— Start of SUPPLIED MATERIAL —
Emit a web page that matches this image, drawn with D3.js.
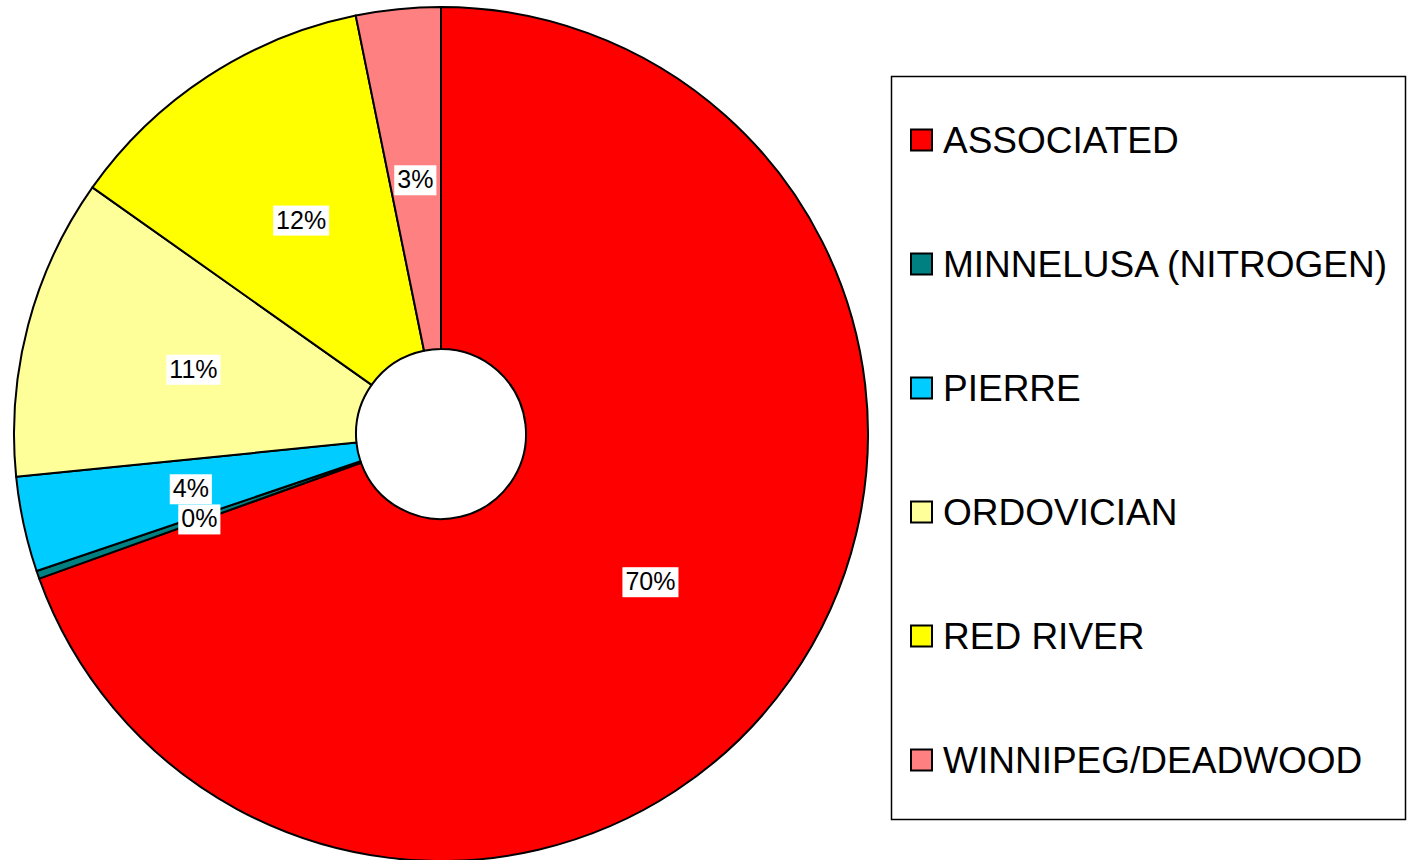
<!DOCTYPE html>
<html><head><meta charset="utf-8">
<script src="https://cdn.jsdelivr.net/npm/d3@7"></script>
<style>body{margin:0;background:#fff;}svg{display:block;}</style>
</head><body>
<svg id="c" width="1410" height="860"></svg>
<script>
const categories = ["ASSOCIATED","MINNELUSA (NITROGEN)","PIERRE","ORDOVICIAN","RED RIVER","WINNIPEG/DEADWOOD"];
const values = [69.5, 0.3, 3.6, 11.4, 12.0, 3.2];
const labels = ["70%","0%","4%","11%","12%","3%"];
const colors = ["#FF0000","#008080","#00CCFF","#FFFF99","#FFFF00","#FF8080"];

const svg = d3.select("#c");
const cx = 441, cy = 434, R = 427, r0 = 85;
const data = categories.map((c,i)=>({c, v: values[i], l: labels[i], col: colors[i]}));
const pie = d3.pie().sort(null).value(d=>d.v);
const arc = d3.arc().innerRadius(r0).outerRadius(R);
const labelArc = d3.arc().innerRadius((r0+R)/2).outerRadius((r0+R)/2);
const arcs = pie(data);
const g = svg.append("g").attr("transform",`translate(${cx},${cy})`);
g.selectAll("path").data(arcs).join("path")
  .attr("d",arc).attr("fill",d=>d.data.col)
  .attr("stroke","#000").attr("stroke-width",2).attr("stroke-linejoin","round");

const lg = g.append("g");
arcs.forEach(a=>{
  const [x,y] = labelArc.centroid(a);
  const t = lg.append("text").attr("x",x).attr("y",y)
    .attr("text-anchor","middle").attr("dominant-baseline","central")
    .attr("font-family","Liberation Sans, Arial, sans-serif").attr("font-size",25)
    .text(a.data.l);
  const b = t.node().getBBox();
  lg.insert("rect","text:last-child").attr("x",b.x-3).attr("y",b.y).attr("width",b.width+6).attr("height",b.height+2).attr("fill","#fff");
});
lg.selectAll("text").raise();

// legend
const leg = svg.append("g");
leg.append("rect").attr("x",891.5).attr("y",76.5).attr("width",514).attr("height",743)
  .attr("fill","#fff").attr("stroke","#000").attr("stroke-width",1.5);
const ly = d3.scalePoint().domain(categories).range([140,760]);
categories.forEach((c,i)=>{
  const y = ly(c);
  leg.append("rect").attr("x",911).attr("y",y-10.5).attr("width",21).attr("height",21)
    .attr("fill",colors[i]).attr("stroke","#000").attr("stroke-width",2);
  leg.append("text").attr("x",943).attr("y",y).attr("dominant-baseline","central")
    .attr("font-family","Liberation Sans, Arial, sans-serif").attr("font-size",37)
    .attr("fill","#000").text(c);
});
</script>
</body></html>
— End of SUPPLIED MATERIAL —
◆ **WORK TO COMPLETE**
Produce an exact copy of each line of data, skipping embedded images.

◆ **ANSWER TO THE TASK**
Emit a web page that matches this image, drawn with D3.js.
<!DOCTYPE html>
<html><head><meta charset="utf-8">
<script src="https://cdn.jsdelivr.net/npm/d3@7"></script>
<style>body{margin:0;background:#fff;}svg{display:block;}</style>
</head><body>
<svg id="c" width="1410" height="860"></svg>
<script>
const categories = ["ASSOCIATED","MINNELUSA (NITROGEN)","PIERRE","ORDOVICIAN","RED RIVER","WINNIPEG/DEADWOOD"];
const values = [69.5, 0.3, 3.6, 11.4, 12.0, 3.2];
const labels = ["70%","0%","4%","11%","12%","3%"];
const colors = ["#FF0000","#008080","#00CCFF","#FFFF99","#FFFF00","#FF8080"];

const svg = d3.select("#c");
const cx = 441, cy = 434, R = 427, r0 = 85;
const data = categories.map((c,i)=>({c, v: values[i], l: labels[i], col: colors[i]}));
const pie = d3.pie().sort(null).value(d=>d.v);
const arc = d3.arc().innerRadius(r0).outerRadius(R);
const labelArc = d3.arc().innerRadius((r0+R)/2).outerRadius((r0+R)/2);
const arcs = pie(data);
const g = svg.append("g").attr("transform",`translate(${cx},${cy})`);
g.selectAll("path").data(arcs).join("path")
  .attr("d",arc).attr("fill",d=>d.data.col)
  .attr("stroke","#000").attr("stroke-width",2).attr("stroke-linejoin","round");

const lg = g.append("g");
arcs.forEach(a=>{
  const [x,y] = labelArc.centroid(a);
  const t = lg.append("text").attr("x",x).attr("y",y)
    .attr("text-anchor","middle").attr("dominant-baseline","central")
    .attr("font-family","Liberation Sans, Arial, sans-serif").attr("font-size",25)
    .text(a.data.l);
  const b = t.node().getBBox();
  lg.insert("rect","text:last-child").attr("x",b.x-3).attr("y",b.y).attr("width",b.width+6).attr("height",b.height+2).attr("fill","#fff");
});
lg.selectAll("text").raise();

// legend
const leg = svg.append("g");
leg.append("rect").attr("x",891.5).attr("y",76.5).attr("width",514).attr("height",743)
  .attr("fill","#fff").attr("stroke","#000").attr("stroke-width",1.5);
const ly = d3.scalePoint().domain(categories).range([140,760]);
categories.forEach((c,i)=>{
  const y = ly(c);
  leg.append("rect").attr("x",911).attr("y",y-10.5).attr("width",21).attr("height",21)
    .attr("fill",colors[i]).attr("stroke","#000").attr("stroke-width",2);
  leg.append("text").attr("x",943).attr("y",y).attr("dominant-baseline","central")
    .attr("font-family","Liberation Sans, Arial, sans-serif").attr("font-size",37)
    .attr("fill","#000").text(c);
});
</script>
</body></html>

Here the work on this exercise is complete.